* **TASK**
Drop every picture, then transcribe the remaining data exactly.
___ DATA EXTRACT ___
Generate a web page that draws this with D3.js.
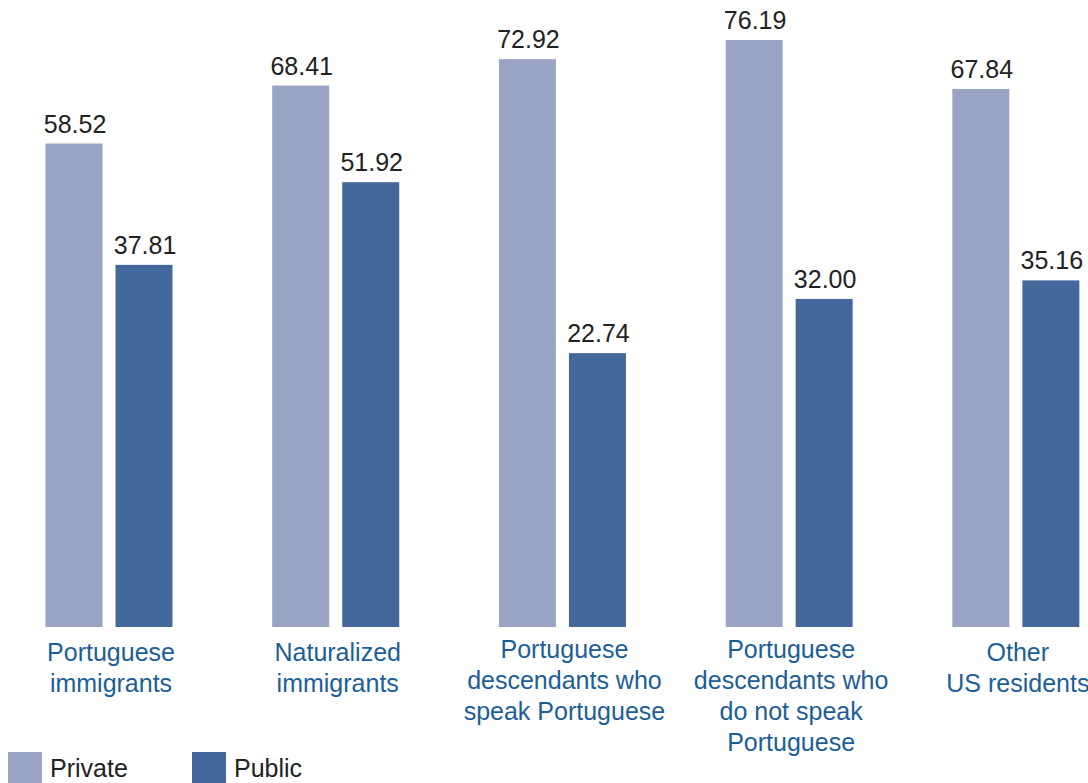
<!DOCTYPE html>
<html>
<head>
<meta charset="utf-8">
<script src="https://cdn.jsdelivr.net/npm/d3@7/dist/d3.min.js"></script>
<style>
  html, body { margin: 0; padding: 0; background: #fff; }
  svg { display: block; }
  text { font-family: "Liberation Sans", Arial, Helvetica, sans-serif; }
</style>
</head>
<body>
<svg id="chart" width="1088" height="783"></svg>
<script>
// Share of respondents by school type, per population group
const categories = [
  ["Portuguese", "immigrants"],
  ["Naturalized", "immigrants"],
  ["Portuguese", "descendants who", "speak Portuguese"],
  ["Portuguese", "descendants who", "do not speak", "Portuguese"],
  ["Other", "US residents"]
];
const series = ["Private", "Public"];
const privateValues = [58.52, 68.41, 72.92, 76.19, 67.84];
const publicValues  = [37.81, 51.92, 22.74, 32.00, 35.16];
const seriesColors  = ["#99a3c4", "#44679c"];

const W = 1088, H = 783;
const svg = d3.select("#chart");

const catKeys = categories.map(c => c.join(" "));
const rows = catKeys.map((k, i) => ({
  key: k,
  lines: categories[i],
  values: [privateValues[i], publicValues[i]]
}));

// Horizontal layout: one band per group, two bars inside each band
const x0 = d3.scaleBand().domain(catKeys).range([-4.35, 1129.2]).padding(0);
const groupWidth = 127;
const x1 = d3.scaleBand().domain(series).range([0, groupWidth]).paddingInner(0.186);

// Vertical scale: bars rise from the bottom edge of the plot area
const y = d3.scaleLinear().domain([-24, 76.19]).range([627, 40]);
const yBase = y.range()[0];

const color = d3.scaleOrdinal().domain(series).range(seriesColors);

const groups = svg.append("g").selectAll("g.group")
  .data(rows)
  .join("g")
  .attr("class", "group")
  .attr("transform", d => `translate(${x0(d.key) + x0.bandwidth() / 2 - groupWidth / 2},0)`);

const bars = groups.selectAll("g.bar")
  .data(d => series.map((s, j) => ({ series: s, value: d.values[j] })))
  .join("g")
  .attr("class", "bar");

bars.append("rect")
  .attr("x", d => x1(d.series))
  .attr("width", x1.bandwidth())
  .attr("y", d => y(d.value))
  .attr("height", d => yBase - y(d.value))
  .attr("fill", d => color(d.series));

bars.append("text")
  .attr("x", d => x1(d.series) + x1.bandwidth() / 2 + 1)
  .attr("y", d => y(d.value) - 11)
  .attr("text-anchor", "middle")
  .attr("font-size", 25)
  .attr("fill", "#222")
  .text(d => d3.format(".2f")(d.value));

// Category labels beneath each group
groups.append("text")
  .attr("text-anchor", "middle")
  .attr("font-size", 25)
  .attr("fill", "#1d5e98")
  .attr("x", groupWidth / 2 + 2)
  .attr("y", d => d.lines.length > 2 ? 658 : 661)
  .selectAll("tspan")
  .data(d => d.lines)
  .join("tspan")
  .attr("x", groupWidth / 2 + 2)
  .attr("dy", (d, i) => i === 0 ? 0 : 31)
  .text(d => d);

// Legend
const legend = svg.append("g").attr("transform", "translate(8,752)");
const legendItems = legend.selectAll("g")
  .data(series)
  .join("g")
  .attr("transform", (d, i) => `translate(${i * 184},0)`);

legendItems.append("rect")
  .attr("width", 34)
  .attr("height", 34)
  .attr("fill", d => color(d));

legendItems.append("text")
  .attr("x", 42)
  .attr("y", 25)
  .attr("font-size", 25)
  .attr("fill", "#222")
  .text(d => d);
</script>
</body>
</html>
___
* **WRITTEN ANSWER**
Generate a web page that draws this with D3.js.
<!DOCTYPE html>
<html>
<head>
<meta charset="utf-8">
<script src="https://cdn.jsdelivr.net/npm/d3@7/dist/d3.min.js"></script>
<style>
  html, body { margin: 0; padding: 0; background: #fff; }
  svg { display: block; }
  text { font-family: "Liberation Sans", Arial, Helvetica, sans-serif; }
</style>
</head>
<body>
<svg id="chart" width="1088" height="783"></svg>
<script>
// Share of respondents by school type, per population group
const categories = [
  ["Portuguese", "immigrants"],
  ["Naturalized", "immigrants"],
  ["Portuguese", "descendants who", "speak Portuguese"],
  ["Portuguese", "descendants who", "do not speak", "Portuguese"],
  ["Other", "US residents"]
];
const series = ["Private", "Public"];
const privateValues = [58.52, 68.41, 72.92, 76.19, 67.84];
const publicValues  = [37.81, 51.92, 22.74, 32.00, 35.16];
const seriesColors  = ["#99a3c4", "#44679c"];

const W = 1088, H = 783;
const svg = d3.select("#chart");

const catKeys = categories.map(c => c.join(" "));
const rows = catKeys.map((k, i) => ({
  key: k,
  lines: categories[i],
  values: [privateValues[i], publicValues[i]]
}));

// Horizontal layout: one band per group, two bars inside each band
const x0 = d3.scaleBand().domain(catKeys).range([-4.35, 1129.2]).padding(0);
const groupWidth = 127;
const x1 = d3.scaleBand().domain(series).range([0, groupWidth]).paddingInner(0.186);

// Vertical scale: bars rise from the bottom edge of the plot area
const y = d3.scaleLinear().domain([-24, 76.19]).range([627, 40]);
const yBase = y.range()[0];

const color = d3.scaleOrdinal().domain(series).range(seriesColors);

const groups = svg.append("g").selectAll("g.group")
  .data(rows)
  .join("g")
  .attr("class", "group")
  .attr("transform", d => `translate(${x0(d.key) + x0.bandwidth() / 2 - groupWidth / 2},0)`);

const bars = groups.selectAll("g.bar")
  .data(d => series.map((s, j) => ({ series: s, value: d.values[j] })))
  .join("g")
  .attr("class", "bar");

bars.append("rect")
  .attr("x", d => x1(d.series))
  .attr("width", x1.bandwidth())
  .attr("y", d => y(d.value))
  .attr("height", d => yBase - y(d.value))
  .attr("fill", d => color(d.series));

bars.append("text")
  .attr("x", d => x1(d.series) + x1.bandwidth() / 2 + 1)
  .attr("y", d => y(d.value) - 11)
  .attr("text-anchor", "middle")
  .attr("font-size", 25)
  .attr("fill", "#222")
  .text(d => d3.format(".2f")(d.value));

// Category labels beneath each group
groups.append("text")
  .attr("text-anchor", "middle")
  .attr("font-size", 25)
  .attr("fill", "#1d5e98")
  .attr("x", groupWidth / 2 + 2)
  .attr("y", d => d.lines.length > 2 ? 658 : 661)
  .selectAll("tspan")
  .data(d => d.lines)
  .join("tspan")
  .attr("x", groupWidth / 2 + 2)
  .attr("dy", (d, i) => i === 0 ? 0 : 31)
  .text(d => d);

// Legend
const legend = svg.append("g").attr("transform", "translate(8,752)");
const legendItems = legend.selectAll("g")
  .data(series)
  .join("g")
  .attr("transform", (d, i) => `translate(${i * 184},0)`);

legendItems.append("rect")
  .attr("width", 34)
  .attr("height", 34)
  .attr("fill", d => color(d));

legendItems.append("text")
  .attr("x", 42)
  .attr("y", 25)
  .attr("font-size", 25)
  .attr("fill", "#222")
  .text(d => d);
</script>
</body>
</html>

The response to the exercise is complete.